Problem
Pictures excluded, reproduce exactly the lines below from the one with "Emit a web page" through the one with "const rightTicks = [0, 5, 10, 15, 20, 25, 30];", both included.

Extracted data
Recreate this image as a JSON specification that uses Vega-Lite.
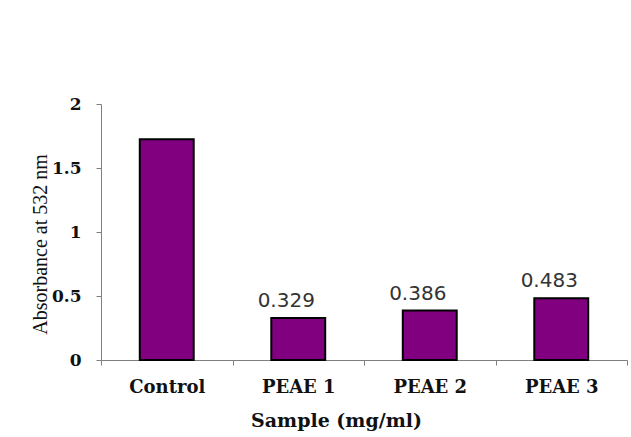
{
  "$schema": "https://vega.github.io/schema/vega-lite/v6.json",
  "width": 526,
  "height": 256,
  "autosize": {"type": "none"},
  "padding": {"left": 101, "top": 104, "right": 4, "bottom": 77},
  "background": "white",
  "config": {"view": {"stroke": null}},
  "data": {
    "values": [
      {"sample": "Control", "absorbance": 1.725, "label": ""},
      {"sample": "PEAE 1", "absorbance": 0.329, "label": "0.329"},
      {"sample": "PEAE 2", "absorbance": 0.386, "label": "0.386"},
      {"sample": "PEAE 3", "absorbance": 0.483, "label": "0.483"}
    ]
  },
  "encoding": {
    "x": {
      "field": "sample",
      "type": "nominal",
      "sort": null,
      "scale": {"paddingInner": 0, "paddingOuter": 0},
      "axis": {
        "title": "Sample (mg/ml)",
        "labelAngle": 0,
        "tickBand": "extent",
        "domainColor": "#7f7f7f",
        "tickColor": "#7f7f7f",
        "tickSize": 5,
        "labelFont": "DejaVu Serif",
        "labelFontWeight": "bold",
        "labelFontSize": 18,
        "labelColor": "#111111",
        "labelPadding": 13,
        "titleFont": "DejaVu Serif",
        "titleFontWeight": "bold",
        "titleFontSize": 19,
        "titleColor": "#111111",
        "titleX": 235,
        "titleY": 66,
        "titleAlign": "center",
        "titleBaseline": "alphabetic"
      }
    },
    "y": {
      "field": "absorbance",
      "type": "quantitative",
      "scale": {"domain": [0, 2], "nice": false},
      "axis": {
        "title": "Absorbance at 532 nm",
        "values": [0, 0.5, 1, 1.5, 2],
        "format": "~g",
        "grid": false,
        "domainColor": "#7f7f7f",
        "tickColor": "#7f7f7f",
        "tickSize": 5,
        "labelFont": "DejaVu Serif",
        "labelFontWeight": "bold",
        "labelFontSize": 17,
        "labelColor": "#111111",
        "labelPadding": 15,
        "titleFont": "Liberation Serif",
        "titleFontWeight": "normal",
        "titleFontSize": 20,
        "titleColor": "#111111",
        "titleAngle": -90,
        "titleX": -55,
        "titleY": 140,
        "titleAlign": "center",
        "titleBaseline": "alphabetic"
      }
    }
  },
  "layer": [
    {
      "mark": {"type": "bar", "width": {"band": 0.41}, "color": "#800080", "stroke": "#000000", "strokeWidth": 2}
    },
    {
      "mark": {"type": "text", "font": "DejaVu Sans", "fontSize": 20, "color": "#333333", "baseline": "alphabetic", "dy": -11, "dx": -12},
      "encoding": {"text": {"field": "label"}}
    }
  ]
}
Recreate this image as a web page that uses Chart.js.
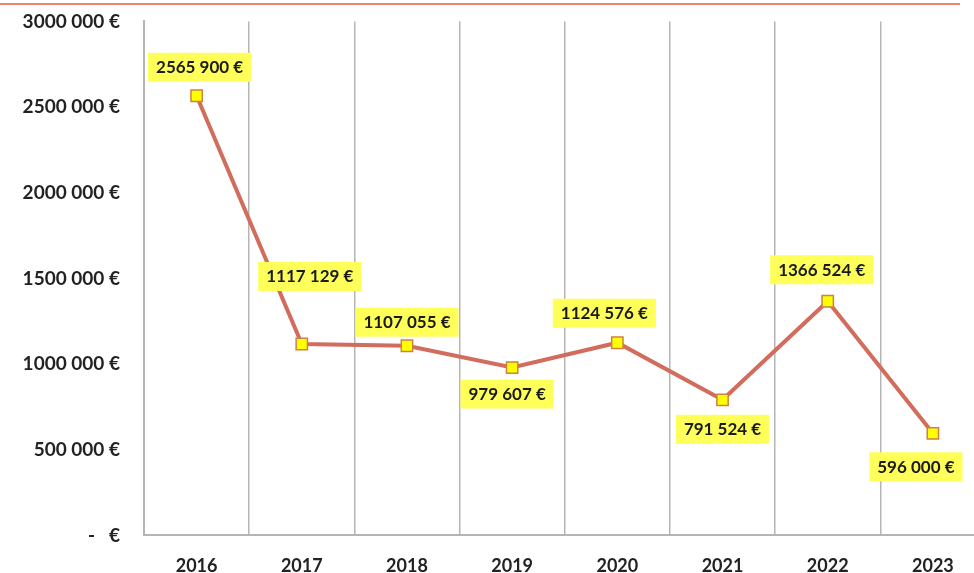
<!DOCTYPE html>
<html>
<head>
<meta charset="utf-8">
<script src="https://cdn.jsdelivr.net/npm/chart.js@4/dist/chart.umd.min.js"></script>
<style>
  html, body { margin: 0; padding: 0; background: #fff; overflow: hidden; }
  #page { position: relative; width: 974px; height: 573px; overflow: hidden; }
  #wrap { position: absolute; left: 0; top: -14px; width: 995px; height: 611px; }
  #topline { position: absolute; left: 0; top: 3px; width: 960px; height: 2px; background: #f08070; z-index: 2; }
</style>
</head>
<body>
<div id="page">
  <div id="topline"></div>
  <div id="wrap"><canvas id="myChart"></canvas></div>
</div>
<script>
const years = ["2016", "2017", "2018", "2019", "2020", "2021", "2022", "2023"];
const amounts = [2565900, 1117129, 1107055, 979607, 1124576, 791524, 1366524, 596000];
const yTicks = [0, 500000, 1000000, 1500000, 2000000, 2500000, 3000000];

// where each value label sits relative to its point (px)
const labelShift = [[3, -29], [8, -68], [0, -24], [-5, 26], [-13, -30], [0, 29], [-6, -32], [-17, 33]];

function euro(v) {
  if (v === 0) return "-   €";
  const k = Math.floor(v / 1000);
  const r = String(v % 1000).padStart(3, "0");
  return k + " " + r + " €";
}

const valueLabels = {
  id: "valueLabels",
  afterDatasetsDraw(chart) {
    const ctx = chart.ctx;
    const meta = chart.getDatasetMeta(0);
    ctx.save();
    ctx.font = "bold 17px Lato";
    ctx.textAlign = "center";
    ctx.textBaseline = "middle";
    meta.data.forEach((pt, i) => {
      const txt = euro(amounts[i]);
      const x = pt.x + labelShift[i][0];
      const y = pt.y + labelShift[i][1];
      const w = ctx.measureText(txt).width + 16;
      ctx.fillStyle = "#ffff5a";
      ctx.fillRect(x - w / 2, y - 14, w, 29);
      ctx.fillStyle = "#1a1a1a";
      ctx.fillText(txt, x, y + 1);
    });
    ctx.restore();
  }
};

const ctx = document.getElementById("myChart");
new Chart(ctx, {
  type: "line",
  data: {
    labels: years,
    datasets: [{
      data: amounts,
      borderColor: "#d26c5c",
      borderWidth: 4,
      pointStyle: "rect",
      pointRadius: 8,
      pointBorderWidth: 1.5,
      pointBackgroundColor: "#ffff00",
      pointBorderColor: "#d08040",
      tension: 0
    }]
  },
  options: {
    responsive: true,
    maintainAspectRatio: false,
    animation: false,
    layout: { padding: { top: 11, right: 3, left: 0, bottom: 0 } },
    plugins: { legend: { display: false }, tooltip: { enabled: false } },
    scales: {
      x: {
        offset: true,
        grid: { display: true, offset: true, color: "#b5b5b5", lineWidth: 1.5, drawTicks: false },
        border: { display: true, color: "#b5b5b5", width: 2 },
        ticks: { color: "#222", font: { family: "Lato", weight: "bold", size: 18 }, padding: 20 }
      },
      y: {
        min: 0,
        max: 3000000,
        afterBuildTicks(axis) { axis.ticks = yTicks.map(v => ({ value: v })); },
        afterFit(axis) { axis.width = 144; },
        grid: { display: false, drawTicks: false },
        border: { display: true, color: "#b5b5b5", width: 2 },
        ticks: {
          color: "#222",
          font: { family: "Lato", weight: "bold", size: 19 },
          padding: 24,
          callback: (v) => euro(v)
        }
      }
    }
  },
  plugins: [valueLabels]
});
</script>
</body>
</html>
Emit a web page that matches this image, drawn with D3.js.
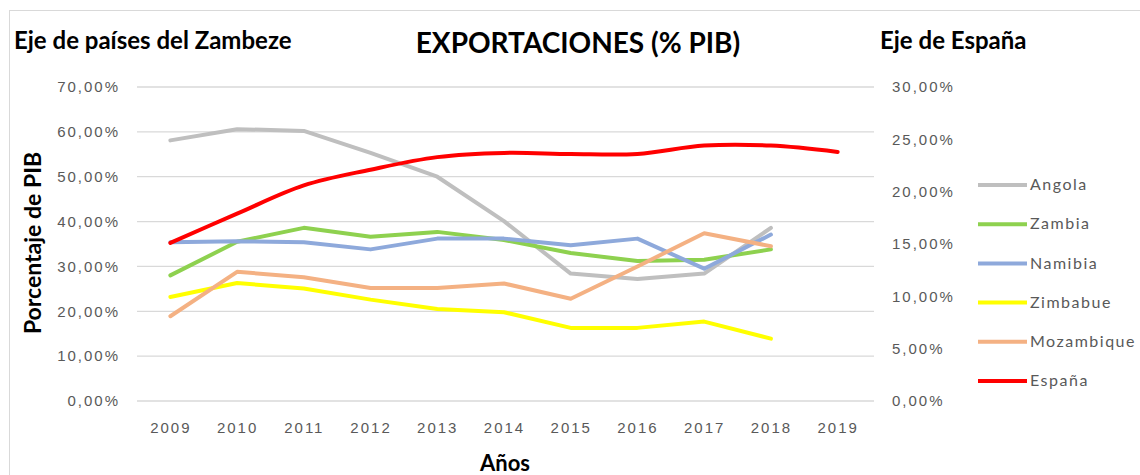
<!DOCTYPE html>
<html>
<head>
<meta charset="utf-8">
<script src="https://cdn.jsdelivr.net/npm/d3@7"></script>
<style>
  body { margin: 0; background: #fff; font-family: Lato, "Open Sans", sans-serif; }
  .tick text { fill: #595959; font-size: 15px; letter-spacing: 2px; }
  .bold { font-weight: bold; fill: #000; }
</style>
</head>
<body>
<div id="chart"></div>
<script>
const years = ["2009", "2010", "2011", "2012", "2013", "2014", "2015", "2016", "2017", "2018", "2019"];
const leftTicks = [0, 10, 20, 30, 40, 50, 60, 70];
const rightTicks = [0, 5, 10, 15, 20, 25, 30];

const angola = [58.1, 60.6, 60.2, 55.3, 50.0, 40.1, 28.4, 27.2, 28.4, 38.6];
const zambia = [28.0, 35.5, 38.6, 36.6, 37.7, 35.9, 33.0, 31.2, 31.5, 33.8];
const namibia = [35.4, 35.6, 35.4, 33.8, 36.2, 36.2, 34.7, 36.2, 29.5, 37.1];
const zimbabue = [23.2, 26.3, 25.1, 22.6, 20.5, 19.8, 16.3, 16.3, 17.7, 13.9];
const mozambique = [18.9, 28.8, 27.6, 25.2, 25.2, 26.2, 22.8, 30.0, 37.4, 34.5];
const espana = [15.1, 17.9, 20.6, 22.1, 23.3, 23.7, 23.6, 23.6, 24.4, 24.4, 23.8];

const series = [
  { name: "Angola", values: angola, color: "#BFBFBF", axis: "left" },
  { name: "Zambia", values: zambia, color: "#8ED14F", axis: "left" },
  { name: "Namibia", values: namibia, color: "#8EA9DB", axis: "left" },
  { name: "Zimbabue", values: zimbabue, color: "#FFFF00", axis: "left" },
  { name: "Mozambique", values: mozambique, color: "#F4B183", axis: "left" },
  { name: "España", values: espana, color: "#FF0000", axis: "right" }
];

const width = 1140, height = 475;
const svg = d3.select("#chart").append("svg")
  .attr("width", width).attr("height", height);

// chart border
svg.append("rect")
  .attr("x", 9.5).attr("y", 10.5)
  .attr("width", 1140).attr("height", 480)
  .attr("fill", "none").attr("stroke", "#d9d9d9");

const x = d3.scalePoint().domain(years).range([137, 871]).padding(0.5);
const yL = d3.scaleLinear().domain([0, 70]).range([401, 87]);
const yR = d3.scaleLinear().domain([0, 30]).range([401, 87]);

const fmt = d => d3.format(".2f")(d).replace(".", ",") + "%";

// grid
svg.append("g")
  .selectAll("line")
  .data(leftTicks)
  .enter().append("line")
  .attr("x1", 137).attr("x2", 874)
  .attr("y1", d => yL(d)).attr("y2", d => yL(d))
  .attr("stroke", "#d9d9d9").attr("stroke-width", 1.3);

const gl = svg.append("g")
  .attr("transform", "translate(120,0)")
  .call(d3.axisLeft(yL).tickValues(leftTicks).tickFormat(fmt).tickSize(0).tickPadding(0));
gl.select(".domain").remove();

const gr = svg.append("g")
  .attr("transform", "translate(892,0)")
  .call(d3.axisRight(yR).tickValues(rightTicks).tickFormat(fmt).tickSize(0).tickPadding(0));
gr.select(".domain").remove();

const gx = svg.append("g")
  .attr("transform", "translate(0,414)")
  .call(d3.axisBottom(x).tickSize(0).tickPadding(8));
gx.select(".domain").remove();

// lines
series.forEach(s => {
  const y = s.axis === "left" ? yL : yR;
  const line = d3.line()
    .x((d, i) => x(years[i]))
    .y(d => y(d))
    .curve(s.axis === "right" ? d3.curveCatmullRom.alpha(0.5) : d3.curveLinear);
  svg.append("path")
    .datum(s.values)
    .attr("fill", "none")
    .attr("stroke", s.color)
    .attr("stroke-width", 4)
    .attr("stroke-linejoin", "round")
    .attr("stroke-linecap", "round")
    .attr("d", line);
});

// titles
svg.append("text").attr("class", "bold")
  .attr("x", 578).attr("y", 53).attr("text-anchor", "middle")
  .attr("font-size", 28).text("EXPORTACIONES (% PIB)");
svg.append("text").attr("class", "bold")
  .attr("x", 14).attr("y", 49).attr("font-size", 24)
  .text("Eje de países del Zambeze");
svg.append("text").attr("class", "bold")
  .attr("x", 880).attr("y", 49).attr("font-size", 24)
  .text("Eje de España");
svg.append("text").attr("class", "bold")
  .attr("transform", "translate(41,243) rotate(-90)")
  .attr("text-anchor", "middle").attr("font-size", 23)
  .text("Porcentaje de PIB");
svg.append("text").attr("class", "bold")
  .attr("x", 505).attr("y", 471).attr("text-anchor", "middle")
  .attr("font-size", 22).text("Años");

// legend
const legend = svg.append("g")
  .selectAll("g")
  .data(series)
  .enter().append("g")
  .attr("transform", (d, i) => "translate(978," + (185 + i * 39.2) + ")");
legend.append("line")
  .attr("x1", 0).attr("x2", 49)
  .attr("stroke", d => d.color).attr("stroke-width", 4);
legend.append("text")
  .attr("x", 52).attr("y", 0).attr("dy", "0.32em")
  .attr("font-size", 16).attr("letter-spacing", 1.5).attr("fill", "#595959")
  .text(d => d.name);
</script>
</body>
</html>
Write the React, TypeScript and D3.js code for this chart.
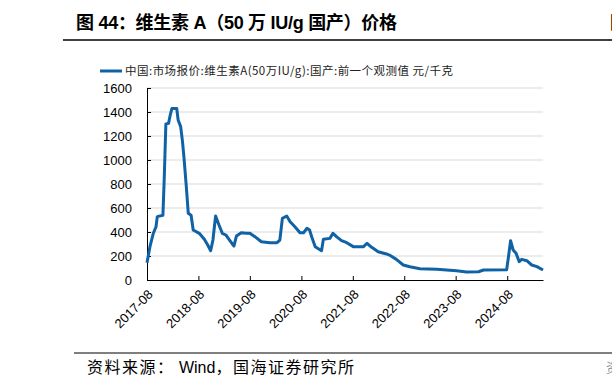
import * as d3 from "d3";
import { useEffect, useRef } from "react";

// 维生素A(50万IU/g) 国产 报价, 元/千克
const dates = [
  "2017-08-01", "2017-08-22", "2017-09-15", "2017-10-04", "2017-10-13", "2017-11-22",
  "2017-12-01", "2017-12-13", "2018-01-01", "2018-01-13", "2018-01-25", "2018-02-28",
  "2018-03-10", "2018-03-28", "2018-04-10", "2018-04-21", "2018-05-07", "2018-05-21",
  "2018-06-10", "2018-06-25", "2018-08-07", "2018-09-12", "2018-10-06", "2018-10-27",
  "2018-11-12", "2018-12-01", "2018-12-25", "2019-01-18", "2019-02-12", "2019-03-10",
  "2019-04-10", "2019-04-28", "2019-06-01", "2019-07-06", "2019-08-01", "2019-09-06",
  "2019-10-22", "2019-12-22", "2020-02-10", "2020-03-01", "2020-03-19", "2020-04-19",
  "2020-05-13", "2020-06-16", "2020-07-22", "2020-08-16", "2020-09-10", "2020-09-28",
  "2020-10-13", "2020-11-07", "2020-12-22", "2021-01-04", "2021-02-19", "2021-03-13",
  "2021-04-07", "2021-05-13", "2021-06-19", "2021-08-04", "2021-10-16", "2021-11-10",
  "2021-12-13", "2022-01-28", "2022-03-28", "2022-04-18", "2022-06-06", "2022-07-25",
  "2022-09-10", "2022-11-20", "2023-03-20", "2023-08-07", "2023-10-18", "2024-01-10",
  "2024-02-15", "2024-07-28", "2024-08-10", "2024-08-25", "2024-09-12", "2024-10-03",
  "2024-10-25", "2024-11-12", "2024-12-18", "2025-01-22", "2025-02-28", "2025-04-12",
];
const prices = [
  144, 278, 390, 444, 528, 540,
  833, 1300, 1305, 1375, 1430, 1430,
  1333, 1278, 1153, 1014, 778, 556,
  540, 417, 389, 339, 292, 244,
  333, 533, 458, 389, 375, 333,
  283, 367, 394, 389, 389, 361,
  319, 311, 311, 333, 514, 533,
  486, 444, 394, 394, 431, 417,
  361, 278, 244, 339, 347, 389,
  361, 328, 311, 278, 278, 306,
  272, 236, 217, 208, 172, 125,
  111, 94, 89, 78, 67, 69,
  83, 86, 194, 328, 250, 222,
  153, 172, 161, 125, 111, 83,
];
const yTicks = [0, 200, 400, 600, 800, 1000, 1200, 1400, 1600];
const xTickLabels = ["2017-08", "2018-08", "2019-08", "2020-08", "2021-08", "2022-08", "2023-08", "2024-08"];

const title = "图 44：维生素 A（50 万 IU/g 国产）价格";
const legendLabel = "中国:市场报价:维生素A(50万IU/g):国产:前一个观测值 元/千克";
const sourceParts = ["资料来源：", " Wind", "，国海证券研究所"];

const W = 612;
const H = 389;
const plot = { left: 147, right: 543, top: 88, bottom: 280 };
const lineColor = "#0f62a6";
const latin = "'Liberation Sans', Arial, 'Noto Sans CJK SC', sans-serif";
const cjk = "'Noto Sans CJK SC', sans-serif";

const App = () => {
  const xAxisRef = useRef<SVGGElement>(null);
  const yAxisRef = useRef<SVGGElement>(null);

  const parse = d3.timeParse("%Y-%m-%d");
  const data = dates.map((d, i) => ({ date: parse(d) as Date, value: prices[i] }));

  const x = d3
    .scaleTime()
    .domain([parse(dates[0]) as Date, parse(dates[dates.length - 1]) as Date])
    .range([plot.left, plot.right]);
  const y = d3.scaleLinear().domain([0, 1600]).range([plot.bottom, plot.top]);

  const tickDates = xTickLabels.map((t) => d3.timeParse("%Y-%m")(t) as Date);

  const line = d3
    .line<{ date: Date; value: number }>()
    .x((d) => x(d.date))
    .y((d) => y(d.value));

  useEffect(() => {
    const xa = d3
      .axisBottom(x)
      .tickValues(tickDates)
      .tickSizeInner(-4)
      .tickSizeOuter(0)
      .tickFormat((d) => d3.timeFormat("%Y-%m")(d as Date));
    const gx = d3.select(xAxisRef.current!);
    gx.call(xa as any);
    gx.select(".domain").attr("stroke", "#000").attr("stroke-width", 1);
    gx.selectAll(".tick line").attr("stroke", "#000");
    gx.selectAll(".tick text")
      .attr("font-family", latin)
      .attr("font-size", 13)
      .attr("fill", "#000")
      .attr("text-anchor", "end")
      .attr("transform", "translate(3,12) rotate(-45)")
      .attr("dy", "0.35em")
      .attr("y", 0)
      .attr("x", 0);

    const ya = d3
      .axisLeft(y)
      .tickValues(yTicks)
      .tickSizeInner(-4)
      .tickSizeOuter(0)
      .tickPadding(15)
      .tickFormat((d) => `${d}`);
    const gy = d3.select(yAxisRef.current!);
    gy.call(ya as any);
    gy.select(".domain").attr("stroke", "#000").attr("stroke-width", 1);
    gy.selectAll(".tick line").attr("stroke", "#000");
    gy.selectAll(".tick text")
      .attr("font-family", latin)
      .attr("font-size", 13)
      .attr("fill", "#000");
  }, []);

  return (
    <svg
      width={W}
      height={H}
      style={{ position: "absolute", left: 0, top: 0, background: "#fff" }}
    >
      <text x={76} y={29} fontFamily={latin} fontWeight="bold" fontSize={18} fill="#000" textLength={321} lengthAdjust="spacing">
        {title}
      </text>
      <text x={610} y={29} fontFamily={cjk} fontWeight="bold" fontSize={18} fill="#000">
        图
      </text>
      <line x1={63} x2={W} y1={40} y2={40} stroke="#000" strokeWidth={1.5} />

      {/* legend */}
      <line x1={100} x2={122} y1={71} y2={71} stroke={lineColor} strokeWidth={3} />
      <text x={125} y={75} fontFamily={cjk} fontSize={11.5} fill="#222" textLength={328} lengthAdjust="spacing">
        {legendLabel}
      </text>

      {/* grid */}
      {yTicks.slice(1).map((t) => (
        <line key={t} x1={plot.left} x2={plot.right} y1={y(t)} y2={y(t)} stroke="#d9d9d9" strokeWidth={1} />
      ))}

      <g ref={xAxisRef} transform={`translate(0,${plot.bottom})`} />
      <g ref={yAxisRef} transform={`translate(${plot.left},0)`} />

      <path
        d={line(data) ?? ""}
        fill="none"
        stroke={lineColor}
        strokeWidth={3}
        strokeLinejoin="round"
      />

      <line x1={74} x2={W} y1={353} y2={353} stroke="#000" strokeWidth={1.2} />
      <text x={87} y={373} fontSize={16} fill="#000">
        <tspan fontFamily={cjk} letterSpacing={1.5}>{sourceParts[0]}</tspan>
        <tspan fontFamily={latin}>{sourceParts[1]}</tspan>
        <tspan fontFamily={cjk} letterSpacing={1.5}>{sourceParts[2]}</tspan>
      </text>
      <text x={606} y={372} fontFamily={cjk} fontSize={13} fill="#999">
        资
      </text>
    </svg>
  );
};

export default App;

Solution to this problem
Emit a web page that matches this image, drawn with D3.js.
<!DOCTYPE html>
<html>
<head>
<meta charset="utf-8">
<script src="https://cdn.jsdelivr.net/npm/d3@7"></script>
<style>
  body { margin: 0; background: #fff; font-family: Lato, "Open Sans", sans-serif; }
  .tick text { fill: #595959; font-size: 15px; letter-spacing: 2px; }
  .bold { font-weight: bold; fill: #000; }
</style>
</head>
<body>
<div id="chart"></div>
<script>
const years = ["2009", "2010", "2011", "2012", "2013", "2014", "2015", "2016", "2017", "2018", "2019"];
const leftTicks = [0, 10, 20, 30, 40, 50, 60, 70];
const rightTicks = [0, 5, 10, 15, 20, 25, 30];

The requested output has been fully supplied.